Ivan Meheš

Free agent
- Position: Head coach

Personal information
- Born: 1965 (age 59–60) Zagreb, SR Croatia, SFR Yugoslavia
- Nationality: Croatian

Career information
- Playing career: 1975–2000
- Position: Forward Power forward Center
- Number: 7, 14
- Coaching career: 2000–present

Career history

As player:
- 1975–1984: Zapruđe
- 1984–1988: Monting
- 1988–1990: Novi Zagreb
- 1990–1992: Industromontaža Zagreb
- 1992–1995: Zrinjevac
- 1995–1999: Benston Zagreb
- 1999–2000: Dona

As coach:
- 2000–2002: Dona
- 2002–2003: Hermes Analitica
- 2003–2006: Zagreb
- 2007–2008: Borik-Puntamika
- 2008–2009: Novi Zagreb
- 2009: Cedevita (interim)
- 2014–2015: Podsused

= Ivan Meheš =

Croatian basketball player and coach

Ivan Meheš (born 1965 in Zagreb) is a Croatian professional basketball coach and former player.

He started playing 1975 in basketball club KK Zapruđe. Professional basketball player career ended in 2000 when he started coaching in basketball club KK Dona Dubrava.

==Playing career==
===Schools===
Meheš attended Karl Marx Elementary School in Zagreb, Croatia, where he anchored his athletic career by playing basketball. School was competing in Yugoslavian Elementary School Championship, Croatian Elementary School Championship and Radivoj Korać Cup. In 1979 they won first place in Croatian Elementary School Championship and first place in Radivoj Korać cup in Vogošća.

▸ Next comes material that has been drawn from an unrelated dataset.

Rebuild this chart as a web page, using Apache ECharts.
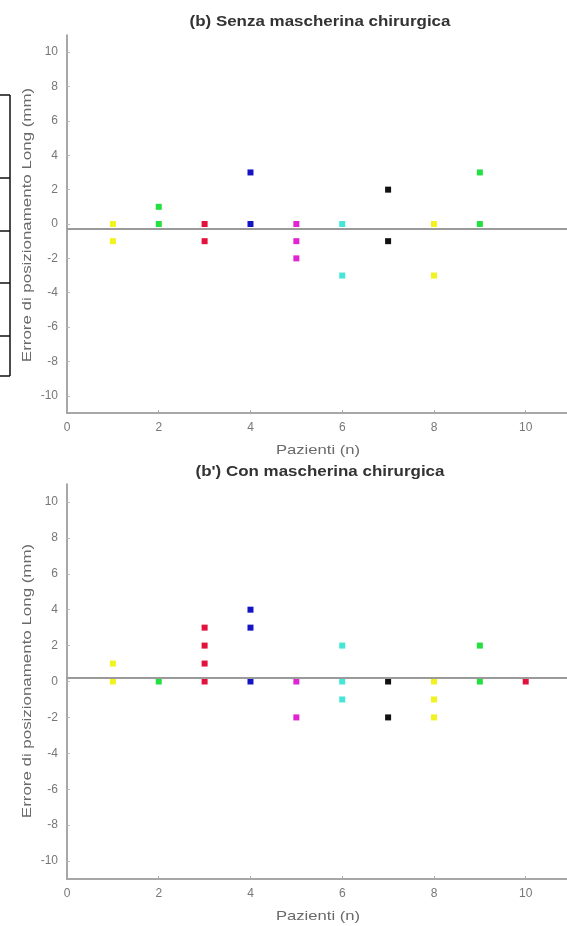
<!DOCTYPE html>
<html>
<head>
<meta charset="utf-8">
<script src="https://cdn.jsdelivr.net/npm/echarts@6/dist/echarts.min.js"></script>
<style>
  html, body { margin: 0; padding: 0; background: #fff; }
  #chart { width: 567px; height: 926px; }
</style>
</head>
<body>
<div id="chart"></div>
<script>
// patient colours (MATLAB-like)
const patientColors = ['#f2f21e', '#22e040', '#e2123c', '#1414c4', '#e024d2', '#44e6d6', '#111111', '#f2f21e', '#22e040', '#e2123c'];
const patients = [1, 2, 3, 4, 5, 6, 7, 8, 9, 10];

// (b) senza mascherina: errors per patient
const senzaValues = [
  [0, -1],
  [1, 0],
  [0, -1],
  [3, 0],
  [0, -1, -2],
  [0, -3],
  [2, -1],
  [0, -3],
  [3, 0]
];

// (b') con mascherina
const conValues = [
  [1, 0],
  [0],
  [3, 2, 1, 0],
  [4, 3, 0],
  [0, -2],
  [2, 0, -1],
  [0, -2],
  [0, -1, -2],
  [2, 0],
  [0]
];

const meanLines = [-0.25, 0.2];
const xTicks = [0, 2, 4, 6, 8, 10];
const yTicks = [-10, -8, -6, -4, -2, 0, 2, 4, 6, 8, 10];
const titles = ['(b) Senza mascherina chirurgica', "(b') Con mascherina chirurgica"];
const xName = 'Pazienti (n)';
const yName = 'Errore di posizionamento Long (mm)';

const axisGray = '#8a8a8a';
const labelGray = '#777';

function buildSeries(values, gridIdx) {
    let series = [];
    values.forEach((vals, i) => {
        series.push({
            type: 'scatter',
            xAxisIndex: gridIdx,
            yAxisIndex: gridIdx,
            symbol: 'rect',
            symbolSize: 6,
            itemStyle: {color: patientColors[i], opacity: 1},
            data: vals.map(v => [patients[i], v]),
            z: 3
        });
    });
    series.push({
        type: 'scatter',
        xAxisIndex: gridIdx,
        yAxisIndex: gridIdx,
        data: [],
        markLine: {
            silent: true,
            symbol: 'none',
            label: {show: false},
            lineStyle: {color: '#9a9a9a', width: 2, type: 'solid'},
            data: [{yAxis: meanLines[gridIdx]}]
        }
    });
    return series;
}

function xAxisDef(gridIdx) {
    return {
        gridIndex: gridIdx,
        type: 'value',
        min: 0,
        max: 10.9,
        axisLine: {onZero: false, lineStyle: {color: axisGray, width: 1.5}},
        axisTick: {inside: true, length: 3, customValues: xTicks, lineStyle: {color: '#aaa'}},
        axisLabel: {color: labelGray, fontSize: 12, margin: 9, fontFamily: 'Liberation Sans', customValues: xTicks},
        splitLine: {show: false}
    };
}

function yAxisDef(gridIdx) {
    return {
        gridIndex: gridIdx,
        type: 'value',
        min: -11,
        max: 11,
        axisLine: {onZero: false, lineStyle: {color: axisGray, width: 1.5}},
        axisTick: {inside: true, length: 3, customValues: yTicks, lineStyle: {color: '#bbb'}},
        axisLabel: {color: labelGray, fontSize: 12, margin: 9, fontFamily: 'Liberation Sans', customValues: yTicks},
        splitLine: {show: false}
    };
}

// stretched text to mimic the upscaled original
function label(text, x, y, font, fill, stretch, vertical) {
    return {
        type: 'text', x: x, y: y,
        rotation: vertical ? Math.PI / 2 : 0,
        scaleX: stretch,
        style: {text: text, font: font, fill: fill, textAlign: 'center', textVerticalAlign: 'middle'}
    };
}

var chartDom = document.getElementById('chart');
var myChart = echarts.init(chartDom, null, {renderer: 'canvas'});

// cropped table borders at the left edge of the original picture
const edgeRows = [95, 178, 231, 283, 336, 376];
let edgeGraphics = [{
    type: 'line',
    shape: {x1: 10, y1: edgeRows[0], x2: 10, y2: edgeRows[edgeRows.length - 1]},
    style: {stroke: '#111', lineWidth: 1.5}
}];
edgeRows.forEach(y => {
    edgeGraphics.push({
        type: 'line',
        shape: {x1: 0, y1: y, x2: 10, y2: y},
        style: {stroke: '#111', lineWidth: 1.5}
    });
});

const titleFont = 'bold 15px "Liberation Sans", Arial';
const nameFont = '13px "Liberation Sans", Arial';

var option = {
    backgroundColor: '#fff',
    animation: false,
    grid: [
        {left: 67, right: 0, top: 35, bottom: 513},
        {left: 67, right: 0, top: 484, bottom: 47}
    ],
    xAxis: [xAxisDef(0), xAxisDef(1)],
    yAxis: [yAxisDef(0), yAxisDef(1)],
    graphic: [
        label(titles[0], 320, 22, titleFont, '#333', 1.13, false),
        label(titles[1], 320, 472, titleFont, '#333', 1.13, false),
        label(xName, 318, 450, nameFont, '#6a6a6a', 1.28, false),
        label(xName, 318, 916, nameFont, '#6a6a6a', 1.28, false),
        label(yName, 27, 225, nameFont, '#6a6a6a', 1.3, true),
        label(yName, 27, 681, nameFont, '#6a6a6a', 1.3, true),
        ...edgeGraphics
    ],
    series: [...buildSeries(senzaValues, 0), ...buildSeries(conValues, 1)]
};

myChart.setOption(option);
</script>
</body>
</html>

In Catering and Hospitality Education Center High School Zagreb, Croatia, he continued to play basketball. In 1982 he won Croatian High School Championship.

In 2005 Meheš graduated Physical Education major, Senior Basketball Coach from University of Zagreb, Faculty of Kinesiology.

===National team===
In 1980 he was team captain in Croatian cadet national team where he won third place in the Yugoslavian Republics Tournament.

In 1982 Meheš was drafted in Yugoslavian national team.

===Teams===
====Zapruđe====
For basketball team KK Zapruđe Meheš played from 1975 to 1984. In 1980 team entered Croatian Unified League and won third place in Croatian Cadet Championship.

====Zrinjevac====
Next team he played was KK Monting, from 1984 to 1988, where he played Yugoslavian B1 League.

He returned to team, this time named KK Industromontaža, in 1990 where he played Croatian A1 League.

Team changed name to KK Zrinjevac in 1992. Meheš as a team captain played in Croatian A1 League, Croatian Cup and Radivoj Korać Cup. In 1994 he played in Croatian Championship and Croatian Cup finals. For Christmas in 1993 was organised Christmas Basketball Tournament (first of its kind in Croatia). Meheš won MVP award.

====Zagreb====
For two years playing for basketball team OKK Novi Zagreb, team managed to do unthinkable at the time and won an entrance to First Yugoslavian League from Yugoslavian B1 League.

====Dubrava====
In 1999 Meheš started playing for basketball team KK Benston (later KK Dona Dubrava). Team played Croatian A1 League and Radivoj Korać Cup.

In year 2000 Meheš retired and switch role of the player to the role of the assistant coach.